### Problem
Repeat the listing exactly as given, omitting every image.

### Recorded information
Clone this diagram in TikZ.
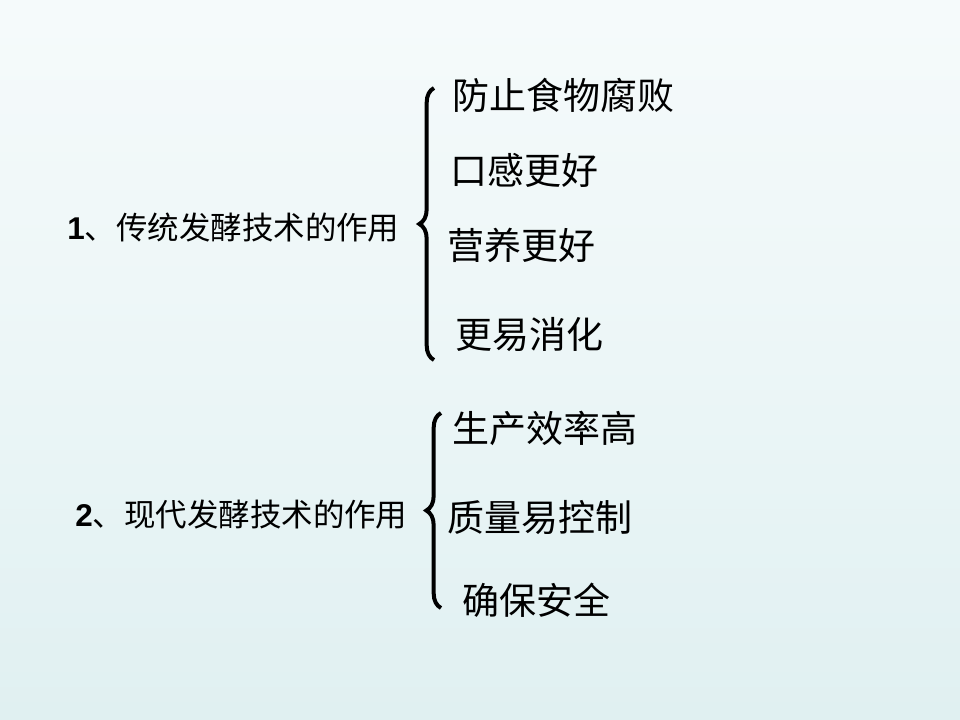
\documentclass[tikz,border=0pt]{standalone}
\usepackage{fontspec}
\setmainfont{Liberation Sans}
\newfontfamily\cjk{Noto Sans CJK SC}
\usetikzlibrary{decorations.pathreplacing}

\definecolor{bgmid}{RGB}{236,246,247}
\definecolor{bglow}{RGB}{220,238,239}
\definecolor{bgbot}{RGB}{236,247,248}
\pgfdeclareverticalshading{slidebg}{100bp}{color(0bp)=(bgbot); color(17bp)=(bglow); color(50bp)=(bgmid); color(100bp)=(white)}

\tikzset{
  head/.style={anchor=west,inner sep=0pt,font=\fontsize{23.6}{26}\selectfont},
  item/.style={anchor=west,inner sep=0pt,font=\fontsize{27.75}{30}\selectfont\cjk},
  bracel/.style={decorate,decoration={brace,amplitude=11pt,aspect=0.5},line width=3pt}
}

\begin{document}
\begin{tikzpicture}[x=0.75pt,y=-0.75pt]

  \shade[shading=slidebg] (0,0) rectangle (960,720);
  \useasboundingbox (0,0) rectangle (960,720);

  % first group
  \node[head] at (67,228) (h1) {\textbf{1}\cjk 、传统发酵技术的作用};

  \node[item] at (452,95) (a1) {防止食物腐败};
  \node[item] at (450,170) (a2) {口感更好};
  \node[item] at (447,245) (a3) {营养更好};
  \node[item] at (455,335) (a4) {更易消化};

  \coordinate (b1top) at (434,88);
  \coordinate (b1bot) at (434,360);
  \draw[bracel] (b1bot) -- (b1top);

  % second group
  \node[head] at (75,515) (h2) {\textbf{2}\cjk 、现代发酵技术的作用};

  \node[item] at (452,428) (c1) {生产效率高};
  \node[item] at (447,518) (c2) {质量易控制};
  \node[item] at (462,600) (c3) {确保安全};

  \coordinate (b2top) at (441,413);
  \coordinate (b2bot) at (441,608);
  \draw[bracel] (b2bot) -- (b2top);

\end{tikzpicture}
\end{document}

### Response to this exercise
Clone this diagram in TikZ.
\documentclass[tikz,border=0pt]{standalone}
\usepackage{fontspec}
\setmainfont{Liberation Sans}
\newfontfamily\cjk{Noto Sans CJK SC}
\usetikzlibrary{decorations.pathreplacing}

\definecolor{bgmid}{RGB}{236,246,247}
\definecolor{bglow}{RGB}{220,238,239}
\definecolor{bgbot}{RGB}{236,247,248}
\pgfdeclareverticalshading{slidebg}{100bp}{color(0bp)=(bgbot); color(17bp)=(bglow); color(50bp)=(bgmid); color(100bp)=(white)}

\tikzset{
  head/.style={anchor=west,inner sep=0pt,font=\fontsize{23.6}{26}\selectfont},
  item/.style={anchor=west,inner sep=0pt,font=\fontsize{27.75}{30}\selectfont\cjk},
  bracel/.style={decorate,decoration={brace,amplitude=11pt,aspect=0.5},line width=3pt}
}

\begin{document}
\begin{tikzpicture}[x=0.75pt,y=-0.75pt]

  \shade[shading=slidebg] (0,0) rectangle (960,720);
  \useasboundingbox (0,0) rectangle (960,720);

  % first group
  \node[head] at (67,228) (h1) {\textbf{1}\cjk 、传统发酵技术的作用};

  \node[item] at (452,95) (a1) {防止食物腐败};
  \node[item] at (450,170) (a2) {口感更好};
  \node[item] at (447,245) (a3) {营养更好};
  \node[item] at (455,335) (a4) {更易消化};

  \coordinate (b1top) at (434,88);
  \coordinate (b1bot) at (434,360);
  \draw[bracel] (b1bot) -- (b1top);

  % second group
  \node[head] at (75,515) (h2) {\textbf{2}\cjk 、现代发酵技术的作用};

  \node[item] at (452,428) (c1) {生产效率高};
  \node[item] at (447,518) (c2) {质量易控制};
  \node[item] at (462,600) (c3) {确保安全};

  \coordinate (b2top) at (441,413);
  \coordinate (b2bot) at (441,608);
  \draw[bracel] (b2bot) -- (b2top);

\end{tikzpicture}
\end{document}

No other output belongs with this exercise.